Data warehouse

A data warehouse is a centralized place where data from many different sources can be stored.

An ETL model separates data in the warehouse based on whether they have already been extracted, transformed or loaded.

An ELT model first loads the data into the warehouse and transforms the data after it's been loaded.

Why it's useful

A data warehouse needs effort to be created alongside the source storage.

Allows to view data from multiple sources in one place
It doesn't slow down the source storage while running queries
Allows to check data history

As opposed to a datamart, a data warehouse stores data for the whole company, not just for a given topic in the company.

Difference between data warehouse and data mart
Attribute	Data warehouse	Data mart
Scope of the data	enterprise-wide	department-wide
Number of subject areas	multiple	single
How difficult to build	difficult	easy
How much time takes to build	more	less
Amount of memory	larger	limited

Information storage

Facts

A fact is a value.

Dimensional versus normalized approach for storage of data

There are three or more leading approaches to storing data in a data warehouse – the most important approaches are the dimensional approach and the normalized approach.

Dimensional approach

A fact is concrete piece of data.
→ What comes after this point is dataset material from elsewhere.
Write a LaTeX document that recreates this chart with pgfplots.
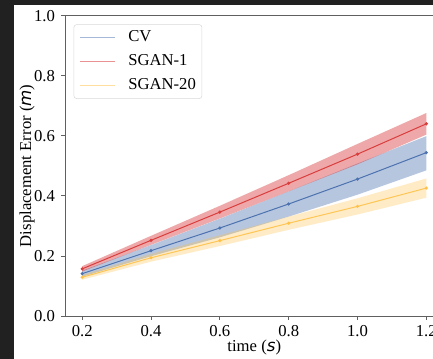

Dimensions are the metadata about the fact.

Separation between data (facts) and contextual metadata (dimensions) makes the data warehouse simpler.

Some disadvantages of the dimensional approach are the following:

When loading data from different systems some dimensions may be missing.
If organization changes its business, both facts and dimensions may change . Changing to new structure requires either supporting reading from both old and new structure or converting old structure to the new structure.

Normalized approach

In the normalized approach, the data in the data warehouse are stored partially according to database normalization rules. Normalization removes data duplication by splitting each piece of data into entities. Each entity (e.g. customer, product, sale) relates to other entities. Reading a piece of data requires joining these entities together making reads slower.